In these circumstances, equally skilful labour would produce the same wages on every site (represented in the diagram by 75). Where the enclosure of land and taxation reduce the reward of the labourer to the least the labourer is willing to accept, wealth is subtracted from wages and added to rent. Where land is free and taxation is assessed on the rent, this same wealth is available to the labourer to stock and equip his undertaking. The position of labourers on all sites irrespective of varying productivity will be the same in this respect, and whether they supply the funds or raise them by loan will be a matter for themselves. Common prudence, however, will teach them that it is cheaper and better to provide their own stock and equipment rather than pay away part of their wages in an interest charge. Certainly borrowing funds will not yield profits to them as is the case with the entrepreneur. Interest will be a deduction from wages.
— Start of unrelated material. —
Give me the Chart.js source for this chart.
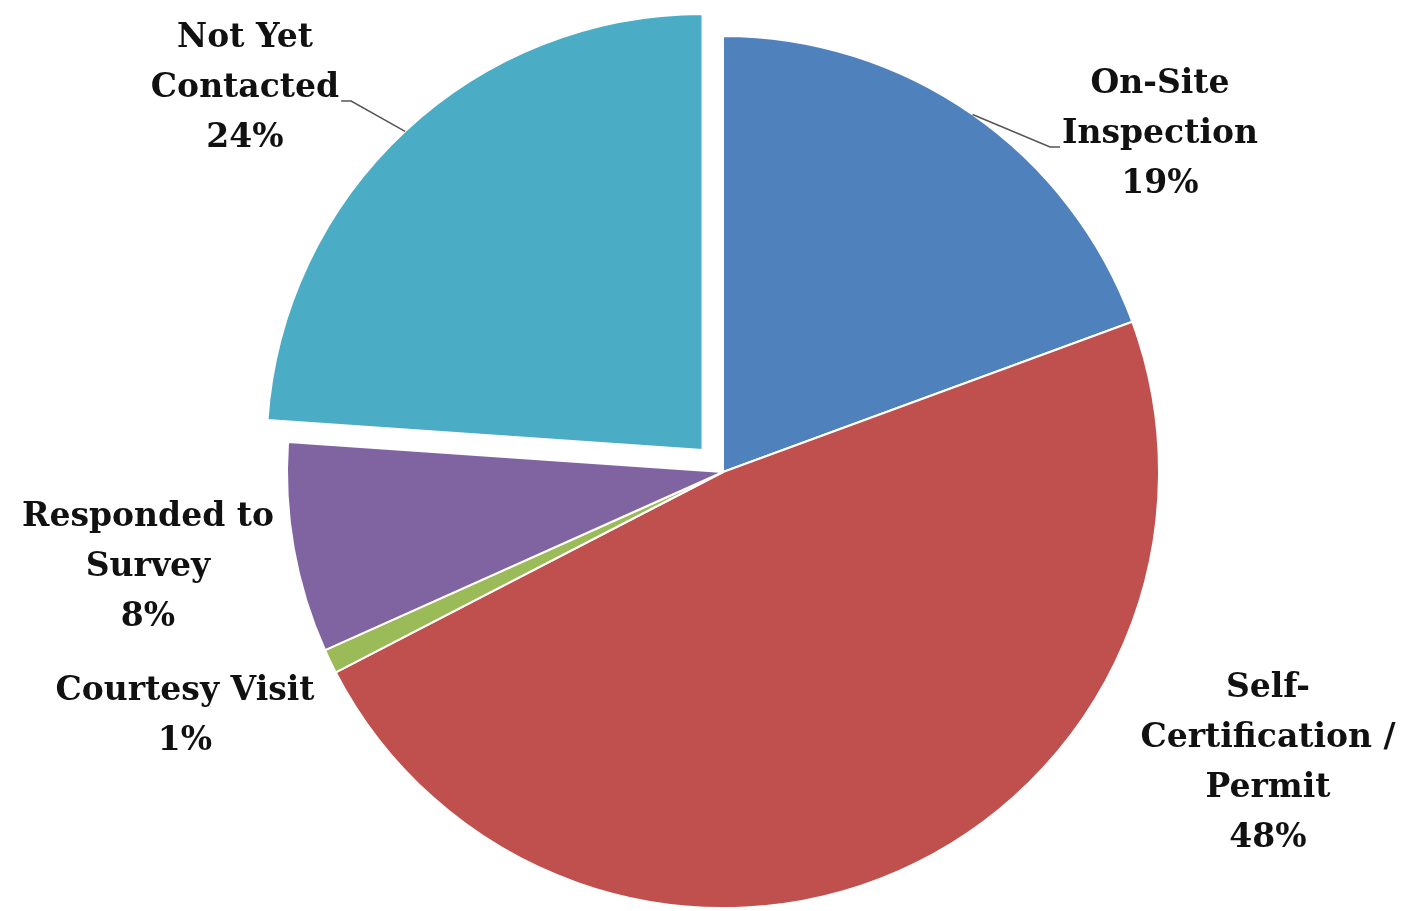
<!DOCTYPE html>
<html>
<head>
<meta charset="utf-8">
<script src="https://cdn.jsdelivr.net/npm/chart.js@4.4.0/dist/chart.umd.min.js"></script>
<style>
  html, body { margin: 0; background: #fff; }
  #wrap { width: 1405px; height: 911px; }
</style>
</head>
<body>
<div id="wrap"><canvas id="c" width="1405" height="911"></canvas></div>
<script>
/* global Chart */

var categories = ['On-Site Inspection', 'Self-Certification / Permit', 'Courtesy Visit', 'Responded to Survey', 'Not Yet Contacted']
var shares = [19.4, 48.0, 0.9, 7.8, 23.9]
var labelLines = [['On-Site', 'Inspection'], ['Self-', 'Certification /', 'Permit'], ['Courtesy Visit'], ['Responded to', 'Survey'], ['Not Yet', 'Contacted']]

var sliceColors = ['#4F81BD', '#C0504D', '#9BBB59', '#8064A2', '#4BACC6']
// pixels each slice is pulled out (chart.js moves an arc by offset / 4)
var pullOut = [0, 0, 0, 0, 30]
// first-line centre of each label, relative to pie centre; last flag = leader line
var labelSpots = [[437, -388, true], [545, 216, false], [-538, 219, false], [-575, 45, false], [-478, -434, true]]
var lineGap = 50
var labelFont = 'bold 33px "DejaVu Serif", serif'

var pieLabels = {
  id: 'pieLabels',
  afterDatasetsDraw (chart) {
    var ctx = chart.ctx
    var meta = chart.getDatasetMeta(0)
    var total = shares.reduce((a, b) => a + b, 0)
    ctx.save()
    ctx.font = labelFont
    ctx.fillStyle = '#111'
    ctx.textAlign = 'center'
    ctx.textBaseline = 'middle'
    meta.data.forEach((arc, i) => {
      var p = arc.getProps(['x', 'y', 'startAngle', 'endAngle', 'outerRadius'])
      var spot = labelSpots[i]
      var lx = p.x + spot[0]
      var ly = p.y + spot[1]
      var lines = labelLines[i].concat([Math.round(shares[i] / total * 100) + '%'])
      lines.forEach((t, k) => ctx.fillText(t, lx, ly + k * lineGap))
      if (spot[2]) {
        var mid = (p.startAngle + p.endAngle) / 2
        var r = p.outerRadius + pullOut[i]
        var ex = p.x + Math.cos(mid) * r
        var ey = p.y + Math.sin(mid) * r
        var w = ctx.measureText(lines[1]).width
        var side = ex > lx ? 1 : -1
        var sx = lx + side * (w / 2 + 2)
        var sy = ly + lineGap + 13
        ctx.strokeStyle = '#555'
        ctx.lineWidth = 1.5
        ctx.beginPath()
        ctx.moveTo(sx, sy)
        ctx.lineTo(sx + side * 10, sy)
        ctx.lineTo(ex, ey)
        ctx.stroke()
      }
    })
    ctx.restore()
  }
}

new Chart(document.getElementById('c').getContext('2d'), {
  type: 'pie',
  data: {
    labels: categories,
    datasets: [{
      data: shares,
      backgroundColor: sliceColors,
      borderColor: '#fff',
      borderWidth: 2,
      offset: pullOut.map(v => v * 4)
    }]
  },
  options: {
    responsive: false,
    animation: false,
    radius: 436,
    layout: { padding: { left: 41, top: 33 } },
    plugins: { legend: { display: false }, tooltip: { enabled: false } }
  },
  plugins: [pieLabels]
})
</script>
</body>
</html>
Under these circumstances there is no reason at all why poorer sites should be any less well equipped than the better sites. The wealth available to equip the site will vary with the wages earned upon it, that is, not with the site, but with the competence and skill of the labourer. The dependence of labourers on the entrepreneur for employment will not exist. The special talents and qualities required to make a man successful entrepreneur will be valuable in such a society, but no more valuable than the different gifts and qualities with which other men are endowed. The difficulties which now hinder a man from being his own master would be removed. Men would still work in teams because of the substantial advantages to be gained from co-operation; but it would be a willing partnership where each sought the common good of the group for his own benefit; and would not be forced obedience to a master. In such circumstances the productivity of each group would be as high as this willing co-operation could make it, and the return to the group in wages would bear an immediate and direct relationship to its skill and efficiency.